• **The problem**: Transcribe the listing exactly, leaving out every picture.

* Begin Supplied information *

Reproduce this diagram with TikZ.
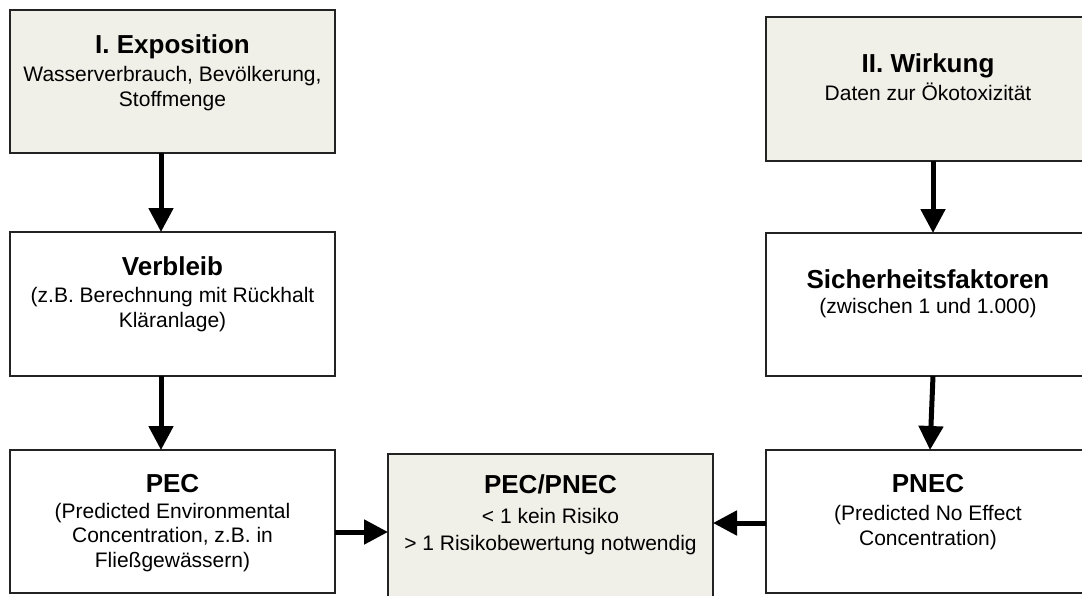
\documentclass[tikz,border=0pt]{standalone}
\usepackage{fontspec}
\setmainfont{Liberation Sans}
\usetikzlibrary{arrows.meta}
\definecolor{boxfill}{RGB}{240,240,232}
\definecolor{boxline}{RGB}{35,35,35}
\begin{document}
\begin{tikzpicture}[x=1pt,y=-1pt,
  box/.style={draw=boxline, line width=1.3pt, minimum width=325pt, minimum height=143pt,
    anchor=north west, inner sep=0pt, outer sep=0pt},
  shaded/.style={box, fill=boxfill},
  ttl/.style={font=\fontsize{26}{30}\selectfont\bfseries, anchor=base, inner sep=0pt},
  txt/.style={font=\fontsize{21}{24.5}\selectfont, anchor=base, align=center, inner sep=0pt},
  arr/.style={line width=5pt, -{Triangle[length=24pt,width=24pt]}}]
\useasboundingbox (0,0) rectangle (1082,595);
\clip (0,0) rectangle (1082,595);
% boxes
\node[shaded] (expo) at (10,10) {};
\node[shaded, minimum width=324pt, minimum height=144pt] (wirk) at (766,17) {};
\node[box, minimum height=144pt] (verb) at (10,232) {};
\node[box, minimum width=324pt] (sich) at (766,233) {};
\node[box] (pec) at (10,450) {};
\node[shaded, minimum height=150pt] (ratio) at (388,454) {};
\node[box, minimum width=324pt] (pnec) at (766,450) {};
% texts (multi-line nodes are placed at the baseline of their last line)
\node[ttl] (t1) at (172.5,53) {I. Exposition};
\node[txt] (s1) at (172.5,106) {Wasserverbrauch, Bevölkerung,\\Stoffmenge};
\node[ttl] (t2) at (928,72) {II. Wirkung};
\node[txt] (s2) at (928,100) {Daten zur Ökotoxizität};
\node[ttl] (t3) at (172.5,275) {Verbleib};
\node[txt] (s3) at (172.5,327) {(z.B. Berechnung mit Rückhalt\\Kläranlage)};
\node[ttl] (t4) at (928,288) {Sicherheitsfaktoren};
\node[txt] (s4) at (928,313) {(zwischen 1 und 1.000)};
\node[ttl] (t5) at (172.5,492) {PEC};
\node[txt] (s5) at (172.5,567) {(Predicted Environmental\\Concentration, z.B. in\\Fließgewässern)};
\node[ttl] (t6) at (550.5,493) {PEC/PNEC};
\node[txt, font=\fontsize{21}{27}\selectfont] (s6) at (550.5,550) {< 1 kein Risiko\\> 1 Risikobewertung notwendig};
\node[ttl] (t7) at (928,492) {PNEC};
\node[txt] (s7) at (928,545) {(Predicted No Effect\\Concentration)};
% arrows
\draw[arr] ([xshift=-11.5pt]expo.south) -- ([xshift=-11.5pt]verb.north);
\draw[arr] ([xshift=-11.5pt]verb.south) -- ([xshift=-11.5pt]pec.north);
\draw[arr] ([xshift=5pt]wirk.south) -- ([xshift=5pt]sich.north);
\draw[arr] ([xshift=5pt]sich.south) -- ([xshift=2pt]pnec.north);
\draw[arr] ([yshift=-10.5pt]pec.east) -- ([yshift=-10.5pt]pec.east -| ratio.west);
\draw[arr] ([yshift=-1.5pt]pnec.west) -- ([yshift=-1.5pt]pnec.west -| ratio.east);
\end{tikzpicture}
\end{document}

* End Supplied information *

• **Final answer**:
Reproduce this diagram with TikZ.
\documentclass[tikz,border=0pt]{standalone}
\usepackage{fontspec}
\setmainfont{Liberation Sans}
\usetikzlibrary{arrows.meta}
\definecolor{boxfill}{RGB}{240,240,232}
\definecolor{boxline}{RGB}{35,35,35}
\begin{document}
\begin{tikzpicture}[x=1pt,y=-1pt,
  box/.style={draw=boxline, line width=1.3pt, minimum width=325pt, minimum height=143pt,
    anchor=north west, inner sep=0pt, outer sep=0pt},
  shaded/.style={box, fill=boxfill},
  ttl/.style={font=\fontsize{26}{30}\selectfont\bfseries, anchor=base, inner sep=0pt},
  txt/.style={font=\fontsize{21}{24.5}\selectfont, anchor=base, align=center, inner sep=0pt},
  arr/.style={line width=5pt, -{Triangle[length=24pt,width=24pt]}}]
\useasboundingbox (0,0) rectangle (1082,595);
\clip (0,0) rectangle (1082,595);
% boxes
\node[shaded] (expo) at (10,10) {};
\node[shaded, minimum width=324pt, minimum height=144pt] (wirk) at (766,17) {};
\node[box, minimum height=144pt] (verb) at (10,232) {};
\node[box, minimum width=324pt] (sich) at (766,233) {};
\node[box] (pec) at (10,450) {};
\node[shaded, minimum height=150pt] (ratio) at (388,454) {};
\node[box, minimum width=324pt] (pnec) at (766,450) {};
% texts (multi-line nodes are placed at the baseline of their last line)
\node[ttl] (t1) at (172.5,53) {I. Exposition};
\node[txt] (s1) at (172.5,106) {Wasserverbrauch, Bevölkerung,\\Stoffmenge};
\node[ttl] (t2) at (928,72) {II. Wirkung};
\node[txt] (s2) at (928,100) {Daten zur Ökotoxizität};
\node[ttl] (t3) at (172.5,275) {Verbleib};
\node[txt] (s3) at (172.5,327) {(z.B. Berechnung mit Rückhalt\\Kläranlage)};
\node[ttl] (t4) at (928,288) {Sicherheitsfaktoren};
\node[txt] (s4) at (928,313) {(zwischen 1 und 1.000)};
\node[ttl] (t5) at (172.5,492) {PEC};
\node[txt] (s5) at (172.5,567) {(Predicted Environmental\\Concentration, z.B. in\\Fließgewässern)};
\node[ttl] (t6) at (550.5,493) {PEC/PNEC};
\node[txt, font=\fontsize{21}{27}\selectfont] (s6) at (550.5,550) {< 1 kein Risiko\\> 1 Risikobewertung notwendig};
\node[ttl] (t7) at (928,492) {PNEC};
\node[txt] (s7) at (928,545) {(Predicted No Effect\\Concentration)};
% arrows
\draw[arr] ([xshift=-11.5pt]expo.south) -- ([xshift=-11.5pt]verb.north);
\draw[arr] ([xshift=-11.5pt]verb.south) -- ([xshift=-11.5pt]pec.north);
\draw[arr] ([xshift=5pt]wirk.south) -- ([xshift=5pt]sich.north);
\draw[arr] ([xshift=5pt]sich.south) -- ([xshift=2pt]pnec.north);
\draw[arr] ([yshift=-10.5pt]pec.east) -- ([yshift=-10.5pt]pec.east -| ratio.west);
\draw[arr] ([yshift=-1.5pt]pnec.west) -- ([yshift=-1.5pt]pnec.west -| ratio.east);
\end{tikzpicture}
\end{document}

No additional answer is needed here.